━━━━━ PROVIDED DATA
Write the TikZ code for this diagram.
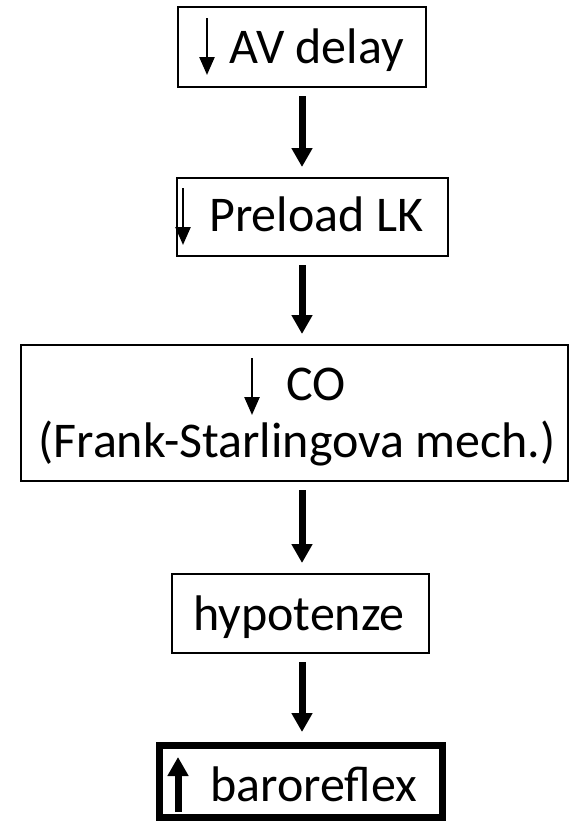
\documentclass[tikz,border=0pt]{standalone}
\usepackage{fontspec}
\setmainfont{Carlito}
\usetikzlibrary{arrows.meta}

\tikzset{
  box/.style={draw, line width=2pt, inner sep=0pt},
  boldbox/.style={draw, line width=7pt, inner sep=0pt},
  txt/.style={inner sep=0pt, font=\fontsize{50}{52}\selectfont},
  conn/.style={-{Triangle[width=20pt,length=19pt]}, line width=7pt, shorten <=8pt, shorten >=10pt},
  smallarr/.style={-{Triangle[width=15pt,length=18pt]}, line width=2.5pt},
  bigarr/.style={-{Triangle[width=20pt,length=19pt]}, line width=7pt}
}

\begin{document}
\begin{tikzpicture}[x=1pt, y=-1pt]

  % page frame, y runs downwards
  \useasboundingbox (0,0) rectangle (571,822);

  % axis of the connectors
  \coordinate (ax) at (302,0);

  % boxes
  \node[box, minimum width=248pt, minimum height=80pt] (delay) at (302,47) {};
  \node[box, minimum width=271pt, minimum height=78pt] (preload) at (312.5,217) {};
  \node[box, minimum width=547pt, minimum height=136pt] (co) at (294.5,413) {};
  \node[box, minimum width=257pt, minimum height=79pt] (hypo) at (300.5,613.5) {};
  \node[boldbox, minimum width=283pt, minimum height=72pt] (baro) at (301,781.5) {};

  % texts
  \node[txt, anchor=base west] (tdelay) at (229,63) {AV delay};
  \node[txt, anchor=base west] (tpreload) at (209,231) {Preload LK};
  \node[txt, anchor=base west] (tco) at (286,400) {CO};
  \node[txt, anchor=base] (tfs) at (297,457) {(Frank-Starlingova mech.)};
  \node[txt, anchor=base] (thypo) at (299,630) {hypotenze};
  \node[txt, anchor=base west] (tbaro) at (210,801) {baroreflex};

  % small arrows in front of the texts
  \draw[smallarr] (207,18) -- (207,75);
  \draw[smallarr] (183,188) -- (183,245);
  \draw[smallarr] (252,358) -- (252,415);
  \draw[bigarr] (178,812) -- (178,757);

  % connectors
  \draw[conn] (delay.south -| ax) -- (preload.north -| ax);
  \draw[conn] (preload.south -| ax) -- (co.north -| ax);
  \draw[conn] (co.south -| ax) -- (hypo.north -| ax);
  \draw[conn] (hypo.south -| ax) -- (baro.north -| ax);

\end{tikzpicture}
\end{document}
━━━━━━━━━━
━━━━━ PROVIDED DATA
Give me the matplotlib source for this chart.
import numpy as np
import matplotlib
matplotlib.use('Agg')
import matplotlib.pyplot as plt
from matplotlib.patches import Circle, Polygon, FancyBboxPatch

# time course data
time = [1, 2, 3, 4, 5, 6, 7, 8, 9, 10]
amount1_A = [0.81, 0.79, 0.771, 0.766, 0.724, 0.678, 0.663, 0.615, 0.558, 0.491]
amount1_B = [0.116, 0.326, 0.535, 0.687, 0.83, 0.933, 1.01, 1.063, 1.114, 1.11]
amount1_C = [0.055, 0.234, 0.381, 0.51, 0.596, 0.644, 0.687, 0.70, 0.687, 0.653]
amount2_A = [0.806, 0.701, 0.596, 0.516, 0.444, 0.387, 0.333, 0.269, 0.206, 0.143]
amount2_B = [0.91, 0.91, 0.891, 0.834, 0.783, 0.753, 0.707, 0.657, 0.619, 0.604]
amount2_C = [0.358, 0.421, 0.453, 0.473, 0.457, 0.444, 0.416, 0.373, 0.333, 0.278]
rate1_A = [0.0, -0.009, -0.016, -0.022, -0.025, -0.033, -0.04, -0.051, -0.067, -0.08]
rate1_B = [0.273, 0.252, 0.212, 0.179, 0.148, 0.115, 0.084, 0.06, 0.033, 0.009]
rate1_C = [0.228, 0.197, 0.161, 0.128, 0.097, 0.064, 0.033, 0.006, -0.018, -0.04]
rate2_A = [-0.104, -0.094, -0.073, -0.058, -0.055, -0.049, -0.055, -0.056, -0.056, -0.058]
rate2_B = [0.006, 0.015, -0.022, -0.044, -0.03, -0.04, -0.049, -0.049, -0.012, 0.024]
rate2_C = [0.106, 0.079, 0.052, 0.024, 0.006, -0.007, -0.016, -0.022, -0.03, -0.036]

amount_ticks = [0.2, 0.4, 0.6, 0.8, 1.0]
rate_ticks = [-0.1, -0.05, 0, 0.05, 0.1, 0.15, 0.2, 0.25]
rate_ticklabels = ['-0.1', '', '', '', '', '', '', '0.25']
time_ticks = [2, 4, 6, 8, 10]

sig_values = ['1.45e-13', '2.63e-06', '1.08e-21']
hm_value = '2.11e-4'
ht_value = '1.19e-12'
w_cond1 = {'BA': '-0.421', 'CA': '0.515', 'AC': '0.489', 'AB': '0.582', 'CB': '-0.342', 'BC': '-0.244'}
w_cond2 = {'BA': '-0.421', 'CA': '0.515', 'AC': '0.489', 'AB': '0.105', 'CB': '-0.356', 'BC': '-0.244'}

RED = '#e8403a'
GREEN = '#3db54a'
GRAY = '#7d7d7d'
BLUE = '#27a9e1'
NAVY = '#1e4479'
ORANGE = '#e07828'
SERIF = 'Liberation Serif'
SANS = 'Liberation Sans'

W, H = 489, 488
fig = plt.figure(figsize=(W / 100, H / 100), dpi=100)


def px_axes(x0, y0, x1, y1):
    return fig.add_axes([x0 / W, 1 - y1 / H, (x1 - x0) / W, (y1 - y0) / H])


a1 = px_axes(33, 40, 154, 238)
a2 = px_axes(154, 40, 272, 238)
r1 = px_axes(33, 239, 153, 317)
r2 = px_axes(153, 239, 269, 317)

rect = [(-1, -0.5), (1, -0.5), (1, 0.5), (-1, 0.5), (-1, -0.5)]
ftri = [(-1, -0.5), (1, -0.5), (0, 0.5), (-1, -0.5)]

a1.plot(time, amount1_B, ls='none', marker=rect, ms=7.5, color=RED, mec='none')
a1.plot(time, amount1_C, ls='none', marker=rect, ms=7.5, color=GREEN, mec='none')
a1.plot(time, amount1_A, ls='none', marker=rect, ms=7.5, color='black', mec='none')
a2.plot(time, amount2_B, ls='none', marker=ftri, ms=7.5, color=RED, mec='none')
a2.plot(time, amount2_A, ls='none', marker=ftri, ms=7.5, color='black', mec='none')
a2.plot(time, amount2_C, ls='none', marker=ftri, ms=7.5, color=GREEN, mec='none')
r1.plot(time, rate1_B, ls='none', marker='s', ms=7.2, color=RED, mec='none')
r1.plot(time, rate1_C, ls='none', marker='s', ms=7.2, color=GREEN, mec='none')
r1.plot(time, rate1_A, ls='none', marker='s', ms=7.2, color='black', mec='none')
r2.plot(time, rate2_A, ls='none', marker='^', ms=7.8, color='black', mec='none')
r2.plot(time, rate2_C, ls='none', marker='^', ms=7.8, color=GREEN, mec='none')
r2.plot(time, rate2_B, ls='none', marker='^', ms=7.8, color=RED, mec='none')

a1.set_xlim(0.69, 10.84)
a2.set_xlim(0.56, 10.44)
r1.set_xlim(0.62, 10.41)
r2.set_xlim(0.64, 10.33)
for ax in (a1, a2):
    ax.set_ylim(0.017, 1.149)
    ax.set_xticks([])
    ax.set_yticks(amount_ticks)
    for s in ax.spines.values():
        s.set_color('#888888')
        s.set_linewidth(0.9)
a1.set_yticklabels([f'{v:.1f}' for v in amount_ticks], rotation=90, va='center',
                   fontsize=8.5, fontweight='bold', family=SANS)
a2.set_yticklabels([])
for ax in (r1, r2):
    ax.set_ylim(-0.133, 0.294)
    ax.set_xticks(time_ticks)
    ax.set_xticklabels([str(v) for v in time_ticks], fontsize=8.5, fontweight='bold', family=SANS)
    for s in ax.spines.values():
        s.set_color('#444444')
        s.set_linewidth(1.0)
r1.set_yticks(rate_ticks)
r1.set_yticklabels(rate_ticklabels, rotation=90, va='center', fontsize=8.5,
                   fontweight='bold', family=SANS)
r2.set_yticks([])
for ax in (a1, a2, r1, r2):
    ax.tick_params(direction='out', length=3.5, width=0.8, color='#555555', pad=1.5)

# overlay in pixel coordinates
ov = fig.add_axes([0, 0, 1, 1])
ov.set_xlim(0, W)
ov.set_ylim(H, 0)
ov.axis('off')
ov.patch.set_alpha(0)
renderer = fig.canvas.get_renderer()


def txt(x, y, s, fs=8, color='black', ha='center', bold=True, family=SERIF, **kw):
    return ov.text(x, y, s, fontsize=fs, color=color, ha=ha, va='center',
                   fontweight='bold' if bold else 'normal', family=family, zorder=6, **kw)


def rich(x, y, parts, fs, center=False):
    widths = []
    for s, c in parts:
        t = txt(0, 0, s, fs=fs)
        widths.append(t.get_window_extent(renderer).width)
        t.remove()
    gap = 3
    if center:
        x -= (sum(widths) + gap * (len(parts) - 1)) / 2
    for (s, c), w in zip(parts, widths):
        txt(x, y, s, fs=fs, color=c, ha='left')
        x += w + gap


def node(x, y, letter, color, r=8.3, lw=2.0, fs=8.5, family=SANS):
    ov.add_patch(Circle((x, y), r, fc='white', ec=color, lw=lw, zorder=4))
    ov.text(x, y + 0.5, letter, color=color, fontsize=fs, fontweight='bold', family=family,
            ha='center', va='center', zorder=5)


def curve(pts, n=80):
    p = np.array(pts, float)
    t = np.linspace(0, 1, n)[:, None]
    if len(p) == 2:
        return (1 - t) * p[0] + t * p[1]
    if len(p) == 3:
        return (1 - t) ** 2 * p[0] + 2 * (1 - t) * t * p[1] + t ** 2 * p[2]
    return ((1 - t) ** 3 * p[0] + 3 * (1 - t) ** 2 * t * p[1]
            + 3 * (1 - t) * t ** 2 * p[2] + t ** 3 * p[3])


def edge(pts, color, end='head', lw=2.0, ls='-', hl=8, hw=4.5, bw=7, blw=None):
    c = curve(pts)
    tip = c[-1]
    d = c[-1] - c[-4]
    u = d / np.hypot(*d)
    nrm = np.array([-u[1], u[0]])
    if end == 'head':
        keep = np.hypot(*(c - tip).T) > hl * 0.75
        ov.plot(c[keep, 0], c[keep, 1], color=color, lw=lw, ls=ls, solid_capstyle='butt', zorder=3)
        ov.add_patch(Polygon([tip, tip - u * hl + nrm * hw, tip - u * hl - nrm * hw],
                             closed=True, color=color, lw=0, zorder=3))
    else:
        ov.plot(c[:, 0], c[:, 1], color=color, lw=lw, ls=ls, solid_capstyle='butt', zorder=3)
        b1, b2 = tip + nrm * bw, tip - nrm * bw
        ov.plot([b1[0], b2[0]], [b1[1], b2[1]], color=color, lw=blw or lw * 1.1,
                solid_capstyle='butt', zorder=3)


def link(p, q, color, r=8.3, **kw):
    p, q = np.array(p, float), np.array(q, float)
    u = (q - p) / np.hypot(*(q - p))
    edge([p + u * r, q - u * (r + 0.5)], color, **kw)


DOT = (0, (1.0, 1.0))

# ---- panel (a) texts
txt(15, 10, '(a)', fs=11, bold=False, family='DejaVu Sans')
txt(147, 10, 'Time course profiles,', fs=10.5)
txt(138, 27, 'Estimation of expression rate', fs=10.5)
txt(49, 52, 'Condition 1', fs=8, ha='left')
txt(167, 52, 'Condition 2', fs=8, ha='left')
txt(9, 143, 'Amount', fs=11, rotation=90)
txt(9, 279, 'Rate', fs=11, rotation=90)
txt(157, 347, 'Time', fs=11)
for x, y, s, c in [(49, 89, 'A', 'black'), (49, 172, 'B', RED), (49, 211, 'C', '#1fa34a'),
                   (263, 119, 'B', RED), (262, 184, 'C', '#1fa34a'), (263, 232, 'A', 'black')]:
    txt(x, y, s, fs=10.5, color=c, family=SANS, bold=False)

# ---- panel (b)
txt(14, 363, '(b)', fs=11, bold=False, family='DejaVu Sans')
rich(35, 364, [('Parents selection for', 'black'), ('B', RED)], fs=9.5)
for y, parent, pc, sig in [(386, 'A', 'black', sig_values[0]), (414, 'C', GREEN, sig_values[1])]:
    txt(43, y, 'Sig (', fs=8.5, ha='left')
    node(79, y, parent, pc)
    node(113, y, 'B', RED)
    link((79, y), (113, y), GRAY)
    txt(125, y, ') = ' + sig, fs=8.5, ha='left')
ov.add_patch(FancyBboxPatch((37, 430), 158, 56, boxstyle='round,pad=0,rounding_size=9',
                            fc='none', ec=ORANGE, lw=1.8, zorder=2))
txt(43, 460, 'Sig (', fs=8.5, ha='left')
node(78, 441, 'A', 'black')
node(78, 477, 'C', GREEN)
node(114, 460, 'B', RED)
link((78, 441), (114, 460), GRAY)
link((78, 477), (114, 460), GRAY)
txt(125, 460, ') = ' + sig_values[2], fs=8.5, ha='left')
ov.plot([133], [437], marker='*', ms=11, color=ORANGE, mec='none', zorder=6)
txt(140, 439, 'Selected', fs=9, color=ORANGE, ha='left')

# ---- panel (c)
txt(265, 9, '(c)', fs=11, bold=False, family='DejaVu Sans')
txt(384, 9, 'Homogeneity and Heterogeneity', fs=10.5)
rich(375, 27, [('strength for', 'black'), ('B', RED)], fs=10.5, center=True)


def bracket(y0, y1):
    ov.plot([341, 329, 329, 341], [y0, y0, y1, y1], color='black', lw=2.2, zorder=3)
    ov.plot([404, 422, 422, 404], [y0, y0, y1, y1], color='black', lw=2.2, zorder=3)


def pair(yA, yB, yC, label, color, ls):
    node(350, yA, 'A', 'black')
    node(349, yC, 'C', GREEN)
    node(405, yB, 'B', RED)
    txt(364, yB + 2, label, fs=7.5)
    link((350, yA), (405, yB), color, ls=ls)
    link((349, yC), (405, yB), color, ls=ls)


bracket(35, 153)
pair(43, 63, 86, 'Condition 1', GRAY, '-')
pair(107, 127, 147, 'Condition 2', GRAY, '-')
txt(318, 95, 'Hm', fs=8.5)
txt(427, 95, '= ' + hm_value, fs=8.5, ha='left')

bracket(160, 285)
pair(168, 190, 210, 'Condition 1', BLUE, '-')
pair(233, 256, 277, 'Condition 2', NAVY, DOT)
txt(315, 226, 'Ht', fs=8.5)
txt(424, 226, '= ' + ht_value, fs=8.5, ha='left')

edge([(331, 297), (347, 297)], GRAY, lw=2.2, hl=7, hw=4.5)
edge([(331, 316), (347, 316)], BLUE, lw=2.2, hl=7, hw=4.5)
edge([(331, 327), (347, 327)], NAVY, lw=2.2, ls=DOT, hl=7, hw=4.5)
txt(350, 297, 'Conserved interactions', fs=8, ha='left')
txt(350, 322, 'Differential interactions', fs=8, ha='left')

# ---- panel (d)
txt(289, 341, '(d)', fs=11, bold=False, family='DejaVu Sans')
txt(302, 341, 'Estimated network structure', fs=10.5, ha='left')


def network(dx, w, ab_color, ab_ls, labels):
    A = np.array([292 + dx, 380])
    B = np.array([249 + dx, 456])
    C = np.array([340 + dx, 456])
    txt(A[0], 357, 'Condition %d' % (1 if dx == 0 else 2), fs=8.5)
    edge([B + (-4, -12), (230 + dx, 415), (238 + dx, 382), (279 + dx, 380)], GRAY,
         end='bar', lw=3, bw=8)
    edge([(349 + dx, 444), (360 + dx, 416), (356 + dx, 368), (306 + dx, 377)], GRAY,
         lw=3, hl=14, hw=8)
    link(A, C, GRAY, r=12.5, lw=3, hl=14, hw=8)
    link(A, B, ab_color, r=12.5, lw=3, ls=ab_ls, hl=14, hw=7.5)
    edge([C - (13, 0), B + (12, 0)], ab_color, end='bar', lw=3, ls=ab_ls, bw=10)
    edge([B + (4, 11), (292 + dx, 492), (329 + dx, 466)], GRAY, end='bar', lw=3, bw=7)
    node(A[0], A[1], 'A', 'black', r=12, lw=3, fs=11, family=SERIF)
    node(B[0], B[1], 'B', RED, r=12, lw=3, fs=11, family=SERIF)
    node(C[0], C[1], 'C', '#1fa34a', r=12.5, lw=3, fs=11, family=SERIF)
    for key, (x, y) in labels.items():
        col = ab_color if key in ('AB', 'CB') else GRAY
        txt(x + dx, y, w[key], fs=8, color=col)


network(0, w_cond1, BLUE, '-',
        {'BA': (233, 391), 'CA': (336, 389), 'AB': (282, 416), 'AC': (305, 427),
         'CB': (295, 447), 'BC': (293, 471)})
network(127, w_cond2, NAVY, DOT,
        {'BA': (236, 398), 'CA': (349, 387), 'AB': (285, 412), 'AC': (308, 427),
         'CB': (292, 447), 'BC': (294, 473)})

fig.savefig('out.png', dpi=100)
━━━━━━━━━━
━━━━━ PROVIDED DATA
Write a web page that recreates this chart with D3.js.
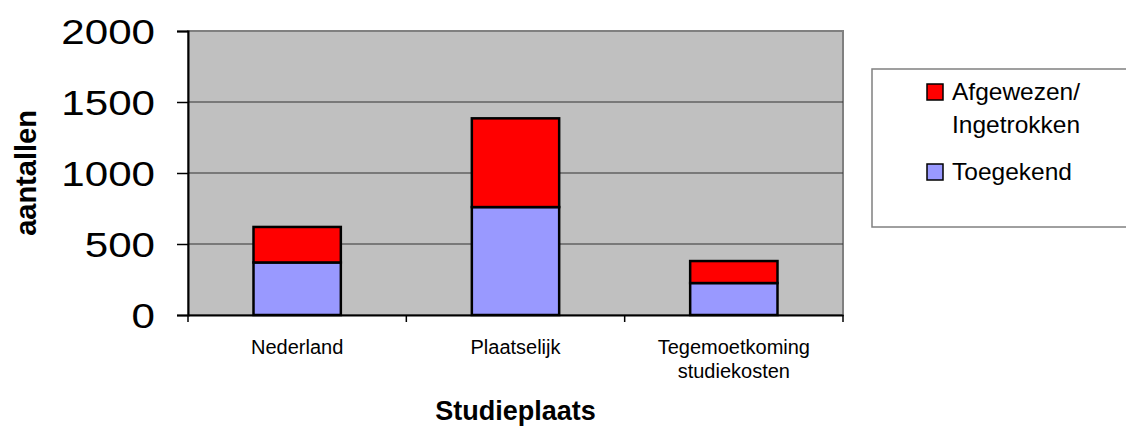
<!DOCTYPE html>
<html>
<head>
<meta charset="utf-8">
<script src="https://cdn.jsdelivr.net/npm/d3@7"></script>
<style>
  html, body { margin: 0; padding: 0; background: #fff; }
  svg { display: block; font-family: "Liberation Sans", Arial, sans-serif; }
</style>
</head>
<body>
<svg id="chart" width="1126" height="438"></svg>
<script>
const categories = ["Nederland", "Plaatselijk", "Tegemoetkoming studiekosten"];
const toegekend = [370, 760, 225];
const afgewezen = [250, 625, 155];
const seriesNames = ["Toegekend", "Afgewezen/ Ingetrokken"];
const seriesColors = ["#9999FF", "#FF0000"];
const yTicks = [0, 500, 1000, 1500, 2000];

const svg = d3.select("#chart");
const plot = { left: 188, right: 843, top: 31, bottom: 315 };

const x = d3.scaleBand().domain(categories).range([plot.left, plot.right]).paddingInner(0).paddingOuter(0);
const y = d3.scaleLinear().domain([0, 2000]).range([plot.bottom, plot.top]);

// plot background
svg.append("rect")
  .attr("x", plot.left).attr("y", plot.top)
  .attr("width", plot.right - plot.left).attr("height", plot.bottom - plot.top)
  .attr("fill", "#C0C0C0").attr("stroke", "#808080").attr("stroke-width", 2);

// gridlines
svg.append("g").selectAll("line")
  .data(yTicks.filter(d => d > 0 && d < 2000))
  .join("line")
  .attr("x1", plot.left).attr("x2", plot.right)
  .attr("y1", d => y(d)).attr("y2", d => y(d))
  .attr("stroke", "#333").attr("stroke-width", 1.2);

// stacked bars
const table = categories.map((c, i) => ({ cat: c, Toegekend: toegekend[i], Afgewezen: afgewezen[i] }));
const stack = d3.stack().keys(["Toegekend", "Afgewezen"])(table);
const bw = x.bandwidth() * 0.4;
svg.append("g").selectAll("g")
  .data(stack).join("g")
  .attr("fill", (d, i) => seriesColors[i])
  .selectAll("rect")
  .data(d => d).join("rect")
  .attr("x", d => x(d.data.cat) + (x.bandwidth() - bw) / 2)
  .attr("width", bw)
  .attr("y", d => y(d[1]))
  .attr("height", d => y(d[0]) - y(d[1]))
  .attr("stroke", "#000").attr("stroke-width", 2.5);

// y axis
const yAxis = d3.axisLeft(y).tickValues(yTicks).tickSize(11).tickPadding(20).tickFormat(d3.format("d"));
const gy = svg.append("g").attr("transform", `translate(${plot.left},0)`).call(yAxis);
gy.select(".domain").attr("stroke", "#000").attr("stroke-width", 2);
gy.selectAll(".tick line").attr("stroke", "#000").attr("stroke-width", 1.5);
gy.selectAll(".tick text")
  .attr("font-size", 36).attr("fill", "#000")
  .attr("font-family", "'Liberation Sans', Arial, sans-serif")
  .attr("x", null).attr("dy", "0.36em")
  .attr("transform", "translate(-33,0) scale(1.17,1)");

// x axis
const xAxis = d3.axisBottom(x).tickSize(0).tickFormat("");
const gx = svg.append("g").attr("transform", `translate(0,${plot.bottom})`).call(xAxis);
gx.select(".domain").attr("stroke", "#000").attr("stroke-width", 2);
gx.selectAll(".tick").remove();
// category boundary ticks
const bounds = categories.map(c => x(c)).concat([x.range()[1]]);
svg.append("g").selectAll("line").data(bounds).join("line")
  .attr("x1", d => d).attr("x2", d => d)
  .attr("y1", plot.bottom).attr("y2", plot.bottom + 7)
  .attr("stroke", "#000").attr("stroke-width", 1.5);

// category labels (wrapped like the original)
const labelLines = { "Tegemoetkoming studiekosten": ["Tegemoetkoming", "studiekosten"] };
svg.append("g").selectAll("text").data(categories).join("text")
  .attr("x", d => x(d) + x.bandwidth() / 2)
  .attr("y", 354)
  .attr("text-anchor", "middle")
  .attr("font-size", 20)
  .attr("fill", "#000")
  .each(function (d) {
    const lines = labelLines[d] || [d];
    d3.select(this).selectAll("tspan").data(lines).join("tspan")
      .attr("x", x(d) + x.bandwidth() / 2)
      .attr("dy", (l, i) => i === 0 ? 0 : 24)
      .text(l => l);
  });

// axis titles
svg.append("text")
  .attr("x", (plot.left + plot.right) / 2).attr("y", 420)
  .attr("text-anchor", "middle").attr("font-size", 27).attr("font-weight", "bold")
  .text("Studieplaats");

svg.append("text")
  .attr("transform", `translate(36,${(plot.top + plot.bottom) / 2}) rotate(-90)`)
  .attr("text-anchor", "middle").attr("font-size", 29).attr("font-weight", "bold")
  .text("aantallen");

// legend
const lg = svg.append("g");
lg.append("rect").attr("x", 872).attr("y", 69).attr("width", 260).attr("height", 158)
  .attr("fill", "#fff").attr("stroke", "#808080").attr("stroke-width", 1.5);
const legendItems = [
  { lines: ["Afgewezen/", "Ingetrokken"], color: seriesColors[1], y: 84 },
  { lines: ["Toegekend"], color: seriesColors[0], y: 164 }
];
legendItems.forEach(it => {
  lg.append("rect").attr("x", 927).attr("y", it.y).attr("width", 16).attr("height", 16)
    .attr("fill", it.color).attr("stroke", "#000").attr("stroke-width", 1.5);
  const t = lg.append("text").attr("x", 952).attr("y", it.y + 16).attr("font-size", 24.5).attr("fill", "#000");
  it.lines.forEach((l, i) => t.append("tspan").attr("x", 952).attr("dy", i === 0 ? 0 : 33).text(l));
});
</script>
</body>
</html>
━━━━━━━━━━
WHAT IS REQUIRED — Your copy should hold only the lines from the one containing "Write the TikZ code for this diagram." through the one containing "(178,812) -- (178,757);", word for word, with no pictures.

OUTPUT FOR THIS EXERCISE —
Write the TikZ code for this diagram.
\documentclass[tikz,border=0pt]{standalone}
\usepackage{fontspec}
\setmainfont{Carlito}
\usetikzlibrary{arrows.meta}

\tikzset{
  box/.style={draw, line width=2pt, inner sep=0pt},
  boldbox/.style={draw, line width=7pt, inner sep=0pt},
  txt/.style={inner sep=0pt, font=\fontsize{50}{52}\selectfont},
  conn/.style={-{Triangle[width=20pt,length=19pt]}, line width=7pt, shorten <=8pt, shorten >=10pt},
  smallarr/.style={-{Triangle[width=15pt,length=18pt]}, line width=2.5pt},
  bigarr/.style={-{Triangle[width=20pt,length=19pt]}, line width=7pt}
}

\begin{document}
\begin{tikzpicture}[x=1pt, y=-1pt]

  % page frame, y runs downwards
  \useasboundingbox (0,0) rectangle (571,822);

  % axis of the connectors
  \coordinate (ax) at (302,0);

  % boxes
  \node[box, minimum width=248pt, minimum height=80pt] (delay) at (302,47) {};
  \node[box, minimum width=271pt, minimum height=78pt] (preload) at (312.5,217) {};
  \node[box, minimum width=547pt, minimum height=136pt] (co) at (294.5,413) {};
  \node[box, minimum width=257pt, minimum height=79pt] (hypo) at (300.5,613.5) {};
  \node[boldbox, minimum width=283pt, minimum height=72pt] (baro) at (301,781.5) {};

  % texts
  \node[txt, anchor=base west] (tdelay) at (229,63) {AV delay};
  \node[txt, anchor=base west] (tpreload) at (209,231) {Preload LK};
  \node[txt, anchor=base west] (tco) at (286,400) {CO};
  \node[txt, anchor=base] (tfs) at (297,457) {(Frank-Starlingova mech.)};
  \node[txt, anchor=base] (thypo) at (299,630) {hypotenze};
  \node[txt, anchor=base west] (tbaro) at (210,801) {baroreflex};

  % small arrows in front of the texts
  \draw[smallarr] (207,18) -- (207,75);
  \draw[smallarr] (183,188) -- (183,245);
  \draw[smallarr] (252,358) -- (252,415);
  \draw[bigarr] (178,812) -- (178,757);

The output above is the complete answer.